Okay. So I basically just state that the field points downwards in the case of z=0, and get
$$\frac{\mu_0I}{4\pi} \int_{\theta_{1}}^{\theta^{2}} \frac{R}{(R^2+z^2)^{3/2}} \sin{\theta} d \theta$$?

What about the change in direction with increasing z?

4. Jun 1, 2014

### unscientific

Consider a small segment of the wire of length $d\vec l$, producing a small magnetic flux density $d\vec B$ at position $\vec r$ away from the wire.

Hint: what can you say about the direction of $d\vec l$ and $\hat r$?

Also, expressing $dl = R \space d\phi$ will make your integral much easier.
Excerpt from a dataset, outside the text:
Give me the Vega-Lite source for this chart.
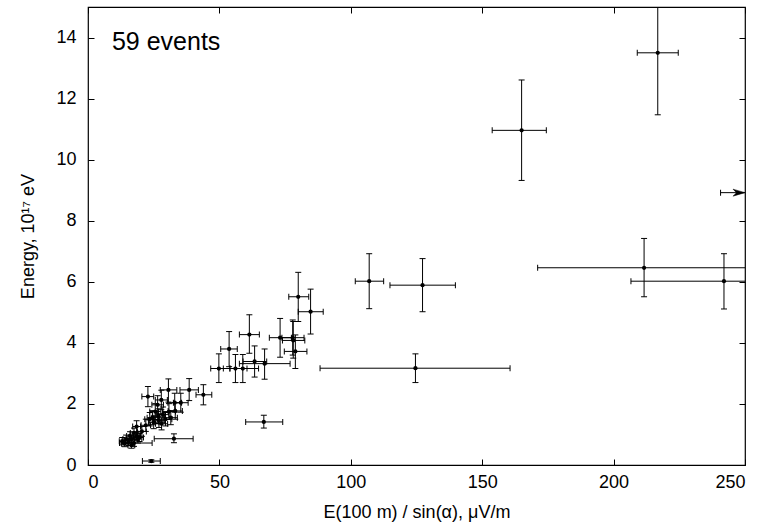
{
  "$schema": "https://vega.github.io/schema/vega-lite/v6.json",
  "width": 657,
  "height": 458,
  "autosize": {"type": "none"},
  "padding": {"left": 88, "top": 7, "right": 19, "bottom": 59},
  "background": "white",
  "config": {
    "view": {"stroke": "black", "strokeWidth": 1.2},
    "axis": {
      "domain": false, "grid": false, "ticks": true, "tickColor": "black",
      "tickSize": -6, "tickWidth": 1, "labelPadding": 10,
      "labelFont": "Liberation Sans", "labelFontSize": 18, "labelColor": "black",
      "titleFont": "Liberation Sans", "titleFontSize": 18, "titleFontWeight": "normal", "titleColor": "black"
    }
  },
  "datasets": {
    "pts": [
      {"x": 216.8, "y": 13.5, "xlo": 209.0, "xhi": 224.6, "ylo": 11.47, "yhi": 15.5},
      {"x": 165.0, "y": 10.96, "xlo": 153.8, "xhi": 174.4, "ylo": 9.32, "yhi": 12.61},
      {"x": 211.6, "y": 6.46, "xlo": 171.1, "xhi": 270, "ylo": 5.51, "yhi": 7.42},
      {"x": 242.0, "y": 6.02, "xlo": 206.6, "xhi": 280, "ylo": 5.11, "yhi": 6.92},
      {"x": 107.0, "y": 6.02, "xlo": 101.7, "xhi": 112.5, "ylo": 5.12, "yhi": 6.92},
      {"x": 127.3, "y": 5.89, "xlo": 114.9, "xhi": 139.8, "ylo": 5.02, "yhi": 6.76},
      {"x": 124.6, "y": 3.17, "xlo": 88.3, "xhi": 160.6, "ylo": 2.70, "yhi": 3.64},
      {"x": 80.0, "y": 5.51, "xlo": 76.4, "xhi": 84.0, "ylo": 4.70, "yhi": 6.31},
      {"x": 84.7, "y": 5.02, "xlo": 80.0, "xhi": 89.5, "ylo": 4.29, "yhi": 5.76},
      {"x": 61.4, "y": 4.27, "xlo": 57.6, "xhi": 65.2, "ylo": 3.66, "yhi": 4.92},
      {"x": 53.7, "y": 3.80, "xlo": 50.5, "xhi": 56.8, "ylo": 3.22, "yhi": 4.37},
      {"x": 73.1, "y": 4.17, "xlo": 69.0, "xhi": 77.4, "ylo": 3.53, "yhi": 4.80},
      {"x": 77.9, "y": 4.17, "xlo": 73.8, "xhi": 82.2, "ylo": 3.60, "yhi": 4.75},
      {"x": 78.1, "y": 4.08, "xlo": 74.0, "xhi": 82.5, "ylo": 3.50, "yhi": 4.70},
      {"x": 78.9, "y": 3.72, "xlo": 74.7, "xhi": 83.3, "ylo": 3.16, "yhi": 4.26},
      {"x": 67.2, "y": 3.32, "xlo": 57.6, "xhi": 76.9, "ylo": 2.81, "yhi": 3.80},
      {"x": 63.4, "y": 3.39, "xlo": 59.0, "xhi": 68.0, "ylo": 2.88, "yhi": 3.90},
      {"x": 58.9, "y": 3.16, "xlo": 54.0, "xhi": 64.9, "ylo": 2.70, "yhi": 3.62},
      {"x": 56.1, "y": 3.16, "xlo": 51.5, "xhi": 60.5, "ylo": 2.70, "yhi": 3.62},
      {"x": 49.8, "y": 3.16, "xlo": 46.7, "xhi": 54.0, "ylo": 2.70, "yhi": 3.64},
      {"x": 43.9, "y": 2.30, "xlo": 41.1, "xhi": 47.1, "ylo": 1.97, "yhi": 2.63},
      {"x": 38.5, "y": 2.46, "xlo": 35.0, "xhi": 42.0, "ylo": 2.11, "yhi": 2.83},
      {"x": 66.9, "y": 1.41, "xlo": 60.0, "xhi": 74.1, "ylo": 1.21, "yhi": 1.63},
      {"x": 32.7, "y": 0.86, "xlo": 25.2, "xhi": 40.0, "ylo": 0.73, "yhi": 1.02},
      {"x": 24.1, "y": 0.13, "xlo": 20.7, "xhi": 27.5, "ylo": 0.09, "yhi": 0.17},
      {"x": 22.8, "y": 2.24, "xlo": 20.5, "xhi": 25.0, "ylo": 1.91, "yhi": 2.57},
      {"x": 30.6, "y": 2.46, "xlo": 27.5, "xhi": 33.8, "ylo": 2.06, "yhi": 2.82},
      {"x": 27.9, "y": 2.13, "xlo": 25.6, "xhi": 30.2, "ylo": 1.81, "yhi": 2.45},
      {"x": 33.0, "y": 2.04, "xlo": 30.4, "xhi": 35.6, "ylo": 1.73, "yhi": 2.35},
      {"x": 35.3, "y": 2.04, "xlo": 32.5, "xhi": 38.1, "ylo": 1.73, "yhi": 2.35},
      {"x": 26.5, "y": 1.97, "xlo": 24.3, "xhi": 28.7, "ylo": 1.67, "yhi": 2.27},
      {"x": 25.6, "y": 1.75, "xlo": 23.5, "xhi": 27.7, "ylo": 1.49, "yhi": 2.01},
      {"x": 30.8, "y": 1.75, "xlo": 28.3, "xhi": 33.3, "ylo": 1.49, "yhi": 2.01},
      {"x": 33.2, "y": 1.77, "xlo": 30.5, "xhi": 35.9, "ylo": 1.50, "yhi": 2.04},
      {"x": 24.5, "y": 1.55, "xlo": 22.5, "xhi": 26.5, "ylo": 1.32, "yhi": 1.78},
      {"x": 26.8, "y": 1.60, "xlo": 24.6, "xhi": 29.0, "ylo": 1.36, "yhi": 1.84},
      {"x": 28.5, "y": 1.65, "xlo": 26.2, "xhi": 30.8, "ylo": 1.40, "yhi": 1.90},
      {"x": 29.5, "y": 1.50, "xlo": 27.1, "xhi": 31.9, "ylo": 1.28, "yhi": 1.72},
      {"x": 27.0, "y": 1.45, "xlo": 24.8, "xhi": 29.2, "ylo": 1.23, "yhi": 1.67},
      {"x": 25.0, "y": 1.40, "xlo": 23.0, "xhi": 27.0, "ylo": 1.19, "yhi": 1.61},
      {"x": 23.5, "y": 1.50, "xlo": 21.6, "xhi": 25.4, "ylo": 1.28, "yhi": 1.72},
      {"x": 31.5, "y": 1.55, "xlo": 29.0, "xhi": 34.0, "ylo": 1.32, "yhi": 1.78},
      {"x": 28.0, "y": 1.35, "xlo": 25.7, "xhi": 30.3, "ylo": 1.15, "yhi": 1.55},
      {"x": 22.0, "y": 1.30, "xlo": 20.2, "xhi": 23.8, "ylo": 1.10, "yhi": 1.50},
      {"x": 18.5, "y": 1.26, "xlo": 17.0, "xhi": 20.0, "ylo": 1.07, "yhi": 1.45},
      {"x": 20.5, "y": 1.10, "xlo": 18.8, "xhi": 22.2, "ylo": 0.94, "yhi": 1.26},
      {"x": 17.5, "y": 1.05, "xlo": 16.1, "xhi": 18.9, "ylo": 0.89, "yhi": 1.21},
      {"x": 16.0, "y": 0.95, "xlo": 14.7, "xhi": 17.3, "ylo": 0.81, "yhi": 1.09},
      {"x": 18.5, "y": 0.95, "xlo": 17.0, "xhi": 20.0, "ylo": 0.81, "yhi": 1.09},
      {"x": 14.5, "y": 0.85, "xlo": 13.3, "xhi": 15.7, "ylo": 0.72, "yhi": 0.98},
      {"x": 16.5, "y": 0.85, "xlo": 15.2, "xhi": 17.8, "ylo": 0.72, "yhi": 0.98},
      {"x": 19.0, "y": 0.85, "xlo": 17.5, "xhi": 20.5, "ylo": 0.72, "yhi": 0.98},
      {"x": 13.0, "y": 0.78, "xlo": 11.9, "xhi": 14.1, "ylo": 0.66, "yhi": 0.90},
      {"x": 15.5, "y": 0.75, "xlo": 14.2, "xhi": 16.8, "ylo": 0.64, "yhi": 0.86},
      {"x": 17.5, "y": 0.72, "xlo": 12.0, "xhi": 24.4, "ylo": 0.61, "yhi": 0.83},
      {"x": 14.0, "y": 0.70, "xlo": 12.8, "xhi": 15.2, "ylo": 0.60, "yhi": 0.80},
      {"x": 16.5, "y": 0.65, "xlo": 15.2, "xhi": 17.8, "ylo": 0.55, "yhi": 0.75},
      {"x": 19.5, "y": 0.90, "xlo": 17.9, "xhi": 21.1, "ylo": 0.77, "yhi": 1.03}
    ],
    "arrow": [{"xlo": 240.7, "xhi": 250, "y": 8.92}],
    "note": [{"tx": 9.1, "ty": 13.58, "label": "59 events"}]
  },
  "resolve": {"axis": {"x": "independent", "y": "independent"}},
  "layer": [
    {
      "data": {"name": "pts"},
      "mark": {"type": "point", "opacity": 0},
      "encoding": {
        "x": {"field": "x", "type": "quantitative", "scale": {"domain": [0, 250], "nice": false},
              "axis": {"orient": "top", "labels": false, "title": null, "values": [0, 50, 100, 150, 200, 250]}},
        "y": {"field": "y", "type": "quantitative", "scale": {"domain": [0, 15], "nice": false},
              "axis": {"orient": "right", "labels": false, "title": null, "values": [0, 2, 4, 6, 8, 10, 12, 14]}}
      }
    },
    {
      "data": {"name": "pts"},
      "mark": {"type": "rule", "color": "black", "strokeWidth": 1, "clip": true},
      "encoding": {
        "x": {"field": "xlo", "type": "quantitative", "scale": {"domain": [0, 250], "nice": false}, "axis": null},
        "x2": {"field": "xhi"},
        "y": {"field": "y", "type": "quantitative", "scale": {"domain": [0, 15], "nice": false}, "axis": null}
      }
    },
    {
      "data": {"name": "pts"},
      "mark": {"type": "rule", "color": "black", "strokeWidth": 1, "clip": true},
      "encoding": {
        "x": {"field": "x", "type": "quantitative", "scale": {"domain": [0, 250], "nice": false}, "axis": null},
        "y": {"field": "ylo", "type": "quantitative", "scale": {"domain": [0, 15], "nice": false}, "axis": null},
        "y2": {"field": "yhi"}
      }
    },
    {
      "data": {"name": "pts"},
      "mark": {"type": "tick", "orient": "vertical", "size": 6, "thickness": 1, "color": "black", "opacity": 1, "clip": true},
      "encoding": {
        "x": {"field": "xlo", "type": "quantitative", "scale": {"domain": [0, 250], "nice": false}, "axis": null},
        "y": {"field": "y", "type": "quantitative", "scale": {"domain": [0, 15], "nice": false}, "axis": null}
      }
    },
    {
      "data": {"name": "pts"},
      "mark": {"type": "tick", "orient": "vertical", "size": 6, "thickness": 1, "color": "black", "opacity": 1, "clip": true},
      "encoding": {
        "x": {"field": "xhi", "type": "quantitative", "scale": {"domain": [0, 250], "nice": false}, "axis": null},
        "y": {"field": "y", "type": "quantitative", "scale": {"domain": [0, 15], "nice": false}, "axis": null}
      }
    },
    {
      "data": {"name": "pts"},
      "mark": {"type": "tick", "orient": "horizontal", "size": 6, "thickness": 1, "color": "black", "opacity": 1, "clip": true},
      "encoding": {
        "x": {"field": "x", "type": "quantitative", "scale": {"domain": [0, 250], "nice": false}, "axis": null},
        "y": {"field": "ylo", "type": "quantitative", "scale": {"domain": [0, 15], "nice": false}, "axis": null}
      }
    },
    {
      "data": {"name": "pts"},
      "mark": {"type": "tick", "orient": "horizontal", "size": 6, "thickness": 1, "color": "black", "opacity": 1, "clip": true},
      "encoding": {
        "x": {"field": "x", "type": "quantitative", "scale": {"domain": [0, 250], "nice": false}, "axis": null},
        "y": {"field": "yhi", "type": "quantitative", "scale": {"domain": [0, 15], "nice": false}, "axis": null}
      }
    },
    {
      "data": {"name": "arrow"},
      "mark": {"type": "rule", "color": "black", "strokeWidth": 1, "clip": true},
      "encoding": {
        "x": {"field": "xlo", "type": "quantitative", "scale": {"domain": [0, 250], "nice": false}, "axis": null},
        "x2": {"field": "xhi"},
        "y": {"field": "y", "type": "quantitative", "scale": {"domain": [0, 15], "nice": false}, "axis": null}
      }
    },
    {
      "data": {"name": "arrow"},
      "mark": {"type": "tick", "orient": "vertical", "size": 6, "thickness": 1, "color": "black", "opacity": 1},
      "encoding": {
        "x": {"field": "xlo", "type": "quantitative", "scale": {"domain": [0, 250], "nice": false}, "axis": null},
        "y": {"field": "y", "type": "quantitative", "scale": {"domain": [0, 15], "nice": false}, "axis": null}
      }
    },
    {
      "data": {"name": "arrow"},
      "mark": {"type": "point", "shape": "M0,0L-1.2,-0.35L-0.85,0L-1.2,0.35Z", "size": 400, "filled": true, "fill": "black", "stroke": "black", "strokeWidth": 0.5, "opacity": 1, "fillOpacity": 1},
      "encoding": {
        "x": {"field": "xhi", "type": "quantitative", "scale": {"domain": [0, 250], "nice": false}, "axis": null},
        "y": {"field": "y", "type": "quantitative", "scale": {"domain": [0, 15], "nice": false}, "axis": null}
      }
    },
    {
      "data": {"name": "pts"},
      "mark": {"type": "circle", "size": 18, "color": "black", "opacity": 1, "clip": true},
      "encoding": {
        "x": {"field": "x", "type": "quantitative", "scale": {"domain": [0, 250], "nice": false},
              "axis": {"orient": "bottom", "title": "E(100 m) / sin(α), μV/m", "values": [0, 50, 100, 150, 200, 250], "labelPadding": 14, "titlePadding": 12}},
        "y": {"field": "y", "type": "quantitative", "scale": {"domain": [0, 15], "nice": false},
              "axis": {"orient": "left", "title": "Energy, 10¹⁷ eV", "values": [0, 2, 4, 6, 8, 10, 12, 14], "labelPadding": 18, "titlePadding": 18}}
      }
    },
    {
      "data": {"name": "note"},
      "mark": {"type": "text", "align": "left", "baseline": "alphabetic", "fontSize": 25, "font": "Liberation Sans", "color": "black"},
      "encoding": {
        "x": {"field": "tx", "type": "quantitative", "scale": {"domain": [0, 250], "nice": false}, "axis": null},
        "y": {"field": "ty", "type": "quantitative", "scale": {"domain": [0, 15], "nice": false}, "axis": null},
        "text": {"field": "label"}
      }
    }
  ]
}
Exploit symmetries instead of diving straight into Cartesian cross products..

Last edited: Jun 1, 2014
5. Jun 2, 2014

### ks_wann

Well, $d\vec l$ and $\hat r$ are perpendicular at all times. I see that for a full circle, all the horizontal components will cancel, thus giving me $B(z)$. Am I missing something?

I'm sadly not very good at identifying and exploiting symmetries..

6. Jun 2, 2014

### unscientific

Yes horizontal components cancel for a full circle, but not for a semi-cricle. Do the integration for horizontal and components separately.